## [Dataset entries]
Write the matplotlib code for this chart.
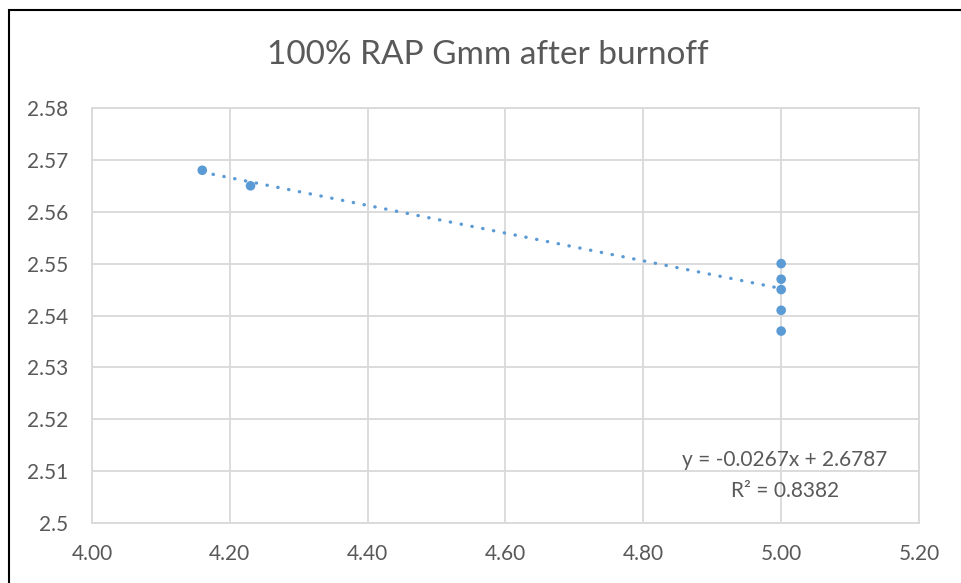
import matplotlib
matplotlib.use("Agg")
import matplotlib.pyplot as plt
import numpy as np
from matplotlib.patches import Rectangle

# Binder content (%) vs. Gmm
binder_pct = [4.16, 4.23, 5.00, 5.00, 5.00, 5.00, 5.00]
gmm = [2.568, 2.565, 2.550, 2.547, 2.545, 2.541, 2.537]

# Linear trendline coefficients
slope = -0.0267
intercept = 2.6787
r_squared = 0.8382

title = "100% RAP Gmm after burnoff"
x_ticks = [4.00, 4.20, 4.40, 4.60, 4.80, 5.00, 5.20]
y_ticks = [2.50, 2.51, 2.52, 2.53, 2.54, 2.55, 2.56, 2.57, 2.58]

plt.rcParams['font.family'] = ['Lato', 'DejaVu Sans']

W, H = 961, 583
fig = plt.figure(figsize=(W / 100, H / 100), dpi=100)
fig.patch.set_facecolor("white")

# Chart border (top and left edges visible)
fig.add_artist(Rectangle((9 / W, -0.1), 1.2, 1 - 10 / H + 0.1, transform=fig.transFigure,
                         fill=False, edgecolor="black", linewidth=1.5))

ax = fig.add_axes([92 / W, 1 - 523 / H, (919 - 92) / W, (523 - 108) / H])
grey = "#595959"
blue = "#5b9bd5"

ax.set_xlim(4.0, 5.2)
ax.set_ylim(2.50, 2.58)
ax.set_xticks(x_ticks)
ax.set_xticklabels([f"{v:.2f}" for v in x_ticks])
ax.set_yticks(y_ticks)
ax.set_yticklabels([f"{v:g}" for v in y_ticks])
ax.grid(True, color="#d9d9d9", linewidth=1.3)
ax.set_axisbelow(True)
for s in ax.spines.values():
    s.set_color("#d9d9d9")
    s.set_linewidth(1.3)
ax.tick_params(length=0, labelsize=15, colors=grey)
ax.tick_params(axis="y", pad=17)
ax.tick_params(axis="x", pad=15)

# Trendline
tx = np.array([min(binder_pct), max(binder_pct)])
ax.plot(tx, slope * tx + intercept, color=blue, linewidth=2.4,
        linestyle=(0, (0.1, 3.2)), dash_capstyle="round", zorder=3)

ax.scatter(binder_pct, gmm, s=48, color=blue, zorder=4, edgecolors="none")

ax.text(785, H - 460, f"y = {slope:.4f}x + {intercept:.4f}", transform=None, fontsize=15,
        color=grey, ha="center", va="center")
ax.text(785, H - 491, f"R² = {r_squared:.4f}", fontsize=15, color=grey,
        ha="center", va="center", transform=None)

fig.text(488 / W, 1 - 55 / H, title, fontsize=24, color=grey, ha="center", va="center")

fig.savefig("out.png", dpi=100)
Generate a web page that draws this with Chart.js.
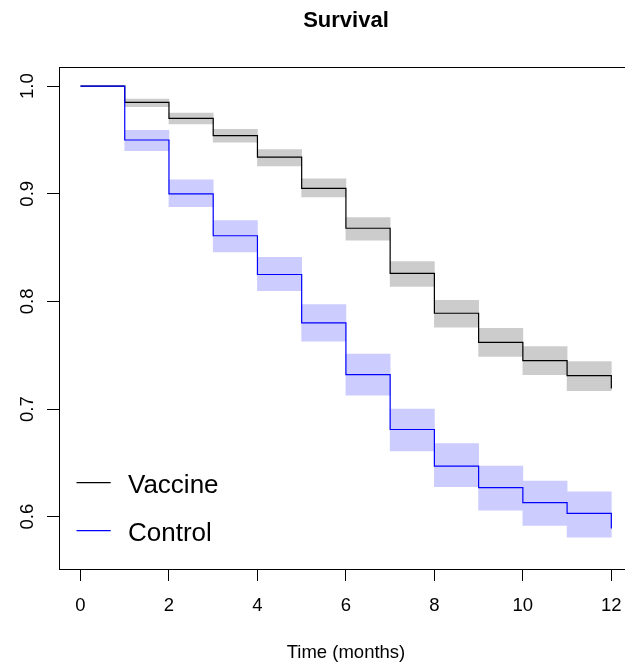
<!DOCTYPE html>
<html>
<head>
<meta charset="utf-8">
<script src="https://cdn.jsdelivr.net/npm/chart.js@4.4.1/dist/chart.umd.min.js"></script>
<style>
  html, body { margin: 0; padding: 0; background: #fff; overflow: hidden; }
  canvas { display: block; }
</style>
</head>
<body>
<canvas id="chart" width="650" height="668"></canvas>
<script>
// survival estimates at each month
const months = [0, 1, 2, 3, 4, 5, 6, 7, 8, 9, 10, 11, 12];
const vaccine = [1, 0.985, 0.970, 0.954, 0.934, 0.905, 0.868, 0.826, 0.789, 0.762, 0.745, 0.731, 0.719];
const control = [1, 0.950, 0.900, 0.861, 0.825, 0.780, 0.732, 0.681, 0.647, 0.627, 0.613, 0.603, 0.589];

// confidence bands, one box per month interval starting at bandStart
const bandStart = [1, 2, 3, 4, 5, 6, 7, 8, 9, 10, 11];
const vaccineLow  = [0.981, 0.965, 0.948, 0.926, 0.897, 0.857, 0.814, 0.776, 0.749, 0.732, 0.717];
const vaccineHigh = [0.988, 0.975, 0.960, 0.941, 0.914, 0.878, 0.837, 0.801, 0.775, 0.758, 0.744];
const controlLow  = [0.940, 0.888, 0.846, 0.810, 0.763, 0.713, 0.661, 0.628, 0.606, 0.592, 0.581];
const controlHigh = [0.959, 0.913, 0.875, 0.841, 0.797, 0.751, 0.700, 0.668, 0.647, 0.633, 0.623];

const xTicks = [0, 2, 4, 6, 8, 10, 12];
const yTicks = [0.6, 0.7, 0.8, 0.9, 1.0];
const seriesNames = ['Vaccine', 'Control'];
const seriesColors = ['#000000', '#0000FF'];
const bandColors = ['#CCCCCC', '#CCCCFF'];

const FONT = "'Liberation Sans', Arial, Helvetica, sans-serif";
Chart.defaults.font.family = FONT;
Chart.defaults.color = '#000';

const steps = vals => months.map((m, i) => ({ x: m, y: vals[i] }));
const boxes = (lo, hi) => bandStart.map((m, i) => ({ x: m + 0.5, y: [lo[i], hi[i]] }));

// frame, title, rotated y labels and legend in the R base-graphics style
const baseStyle = {
  id: 'baseStyle',
  afterDraw(chart) {
    const { ctx, chartArea: a, scales } = chart;
    ctx.save();
    ctx.strokeStyle = '#000';
    ctx.lineWidth = 1;
    ctx.strokeRect(a.left + 0.5, a.top + 0.5, a.right - a.left, a.bottom - a.top);

    ctx.fillStyle = '#000';
    ctx.font = "bold 22px " + FONT;
    ctx.textAlign = 'center';
    ctx.textBaseline = 'alphabetic';
    ctx.fillText('Survival', (a.left + a.right) / 2, 27);

    ctx.font = "18.5px " + FONT;
    yTicks.forEach(v => {
      const y = scales.y.getPixelForValue(v);
      ctx.save();
      ctx.translate(33.3, y);
      ctx.rotate(-Math.PI / 2);
      ctx.textAlign = 'center';
      ctx.fillText(v.toFixed(1), 0, 0);
      ctx.restore();
    });

    ctx.font = "26px " + FONT;
    ctx.textAlign = 'left';
    const rowY = [482.7, 530.7];
    seriesNames.forEach((name, i) => {
      ctx.strokeStyle = seriesColors[i];
      ctx.lineWidth = 1.2;
      ctx.beginPath();
      ctx.moveTo(76.5, rowY[i]);
      ctx.lineTo(110.7, rowY[i]);
      ctx.stroke();
      ctx.fillText(name, 128, rowY[i] + 10.6);
    });
    ctx.restore();
  }
};

new Chart(document.getElementById('chart'), {
  type: 'line',
  data: {
    datasets: [
      { type: 'bar', data: boxes(vaccineLow, vaccineHigh), backgroundColor: bandColors[0],
        borderWidth: 0, barPercentage: 1, categoryPercentage: 1, grouped: false, order: 4 },
      { type: 'bar', data: boxes(controlLow, controlHigh), backgroundColor: bandColors[1],
        borderWidth: 0, barPercentage: 1, categoryPercentage: 1, grouped: false, order: 3 },
      { label: seriesNames[0], data: steps(vaccine), borderColor: seriesColors[0], borderWidth: 1.2,
        stepped: true, pointRadius: 0, fill: false, order: 2 },
      { label: seriesNames[1], data: steps(control), borderColor: seriesColors[1], borderWidth: 1.2,
        stepped: true, pointRadius: 0, fill: false, order: 1 }
    ]
  },
  options: {
    responsive: false,
    animation: false,
    devicePixelRatio: 1,
    layout: { padding: { top: 67, left: 0, right: 17, bottom: 0 } },
    plugins: { legend: { display: false }, tooltip: { enabled: false }, title: { display: false } },
    scales: {
      x: {
        type: 'linear',
        offset: false,
        min: -0.486,
        max: 12.49,
        afterBuildTicks: s => { s.ticks = xTicks.map(v => ({ value: v })); },
        afterFit: s => { s.height = 99; },
        ticks: { font: { size: 18.5 }, color: '#000', padding: 14, maxRotation: 0, autoSkip: false },
        grid: { offset: false, drawOnChartArea: false, drawTicks: true, tickLength: 12, tickColor: '#000', tickWidth: 1 },
        border: { display: false },
        title: { display: true, text: 'Time (months)', font: { size: 18.5 }, color: '#000',
                 padding: { top: 0, bottom: 4 } }
      },
      y: {
        type: 'linear',
        min: 0.5514,
        max: 1.0178,
        afterBuildTicks: s => { s.ticks = yTicks.map(v => ({ value: v })); },
        afterFit: s => { s.width = 59; },
        ticks: { display: false },
        grid: { drawOnChartArea: false, drawTicks: true, tickLength: 12, tickColor: '#000', tickWidth: 1 },
        border: { display: false }
      }
    }
  },
  plugins: [baseStyle]
});
</script>
</body>
</html>
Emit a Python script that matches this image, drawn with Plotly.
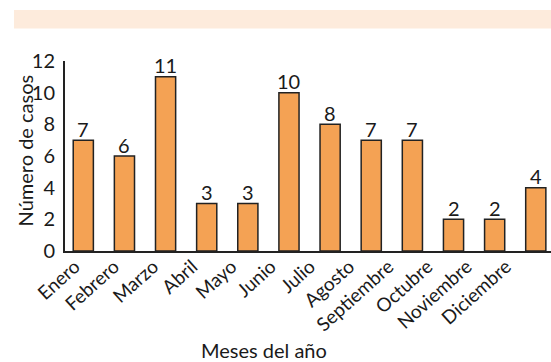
import plotly.graph_objects as go

meses = ["Enero", "Febrero", "Marzo", "Abril", "Mayo", "Junio", "Julio",
         "Agosto", "Septiembre", "Octubre", "Noviembre", "Diciembre"]
casos = [7, 6, 11, 3, 3, 10, 8, 7, 7, 2, 2, 4]
y_ticks = [0, 2, 4, 6, 8, 10, 12]

FONT = "Lato"
TXT = "#1a1a1a"

fig = go.Figure()
fig.add_trace(go.Bar(
    x=meses, y=casos,
    width=0.49,
    marker=dict(color="#F4A254", line=dict(color="#222222", width=1.5)),
    cliponaxis=False,
    hoverinfo="x+y",
))
# invisible carrier trace so the month-label axis is rendered
fig.add_trace(go.Scatter(
    x=list(range(len(meses))), y=casos, xaxis="x2", yaxis="y",
    mode="markers", marker=dict(opacity=0), hoverinfo="skip",
    showlegend=False,
))

value_labels = [
    dict(x=m, y=v, xref="x", yref="y", text=str(v), showarrow=False,
         xanchor="center", yanchor="bottom", yshift=-2.5,
         font=dict(family=FONT, size=20, color=TXT))
    for m, v in zip(meses, casos)
]

fig.update_layout(
    width=551, height=362,
    margin=dict(l=65, r=0, t=61, b=111),
    paper_bgcolor="white", plot_bgcolor="white",
    showlegend=False,
    font=dict(family=FONT, size=20, color=TXT),
    bargap=0.5,
    xaxis=dict(
        type="category",
        range=[-0.445, 11.37],
        showline=True, linecolor="#222222", linewidth=2,
        showgrid=False, zeroline=False, ticks="",
        showticklabels=False,
    ),
    xaxis2=dict(
        overlaying="x", anchor="y", side="bottom",
        range=[-0.255, 12.146],
        tickvals=list(range(len(meses))), ticktext=meses,
        showline=False, showgrid=False, zeroline=False, ticks="",
        tickangle=-42,
        tickfont=dict(family=FONT, size=19, color=TXT),
    ),
    yaxis=dict(
        range=[0, 12],
        tickvals=y_ticks,
        showline=True, linecolor="#222222", linewidth=2,
        showgrid=False, zeroline=False, ticks="",
        ticklabelstandoff=4,
        tickfont=dict(family=FONT, size=20, color=TXT),
    ),
    shapes=[dict(
        type="rect", xref="paper", yref="paper",
        x0=-0.105, x1=1.0, y0=1.171, y1=1.268,
        fillcolor="#FDEBDC", line=dict(width=0), layer="below",
    )],
    annotations=value_labels + [
        dict(text="Número de casos", xref="paper", yref="paper",
             x=-0.082, y=0.53, textangle=-90, showarrow=False,
             font=dict(family=FONT, size=20, color=TXT),
             xanchor="center", yanchor="middle"),
        dict(text="Meses del año", xref="paper", yref="paper",
             x=0.41, y=-0.52, showarrow=False,
             font=dict(family=FONT, size=20, color=TXT),
             xanchor="center", yanchor="middle"),
    ],
)

fig.write_html("out.html")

## [What this task involves]
Only the lines from the one bearing "Generate a web" to the one bearing "0.613, 0.603, 0.589];", both included, should be restated word for word, with pictures left out.

## [Reply to the exercise]
Generate a web page that draws this with Chart.js.
<!DOCTYPE html>
<html>
<head>
<meta charset="utf-8">
<script src="https://cdn.jsdelivr.net/npm/chart.js@4.4.1/dist/chart.umd.min.js"></script>
<style>
  html, body { margin: 0; padding: 0; background: #fff; overflow: hidden; }
  canvas { display: block; }
</style>
</head>
<body>
<canvas id="chart" width="650" height="668"></canvas>
<script>
// survival estimates at each month
const months = [0, 1, 2, 3, 4, 5, 6, 7, 8, 9, 10, 11, 12];
const vaccine = [1, 0.985, 0.970, 0.954, 0.934, 0.905, 0.868, 0.826, 0.789, 0.762, 0.745, 0.731, 0.719];
const control = [1, 0.950, 0.900, 0.861, 0.825, 0.780, 0.732, 0.681, 0.647, 0.627, 0.613, 0.603, 0.589];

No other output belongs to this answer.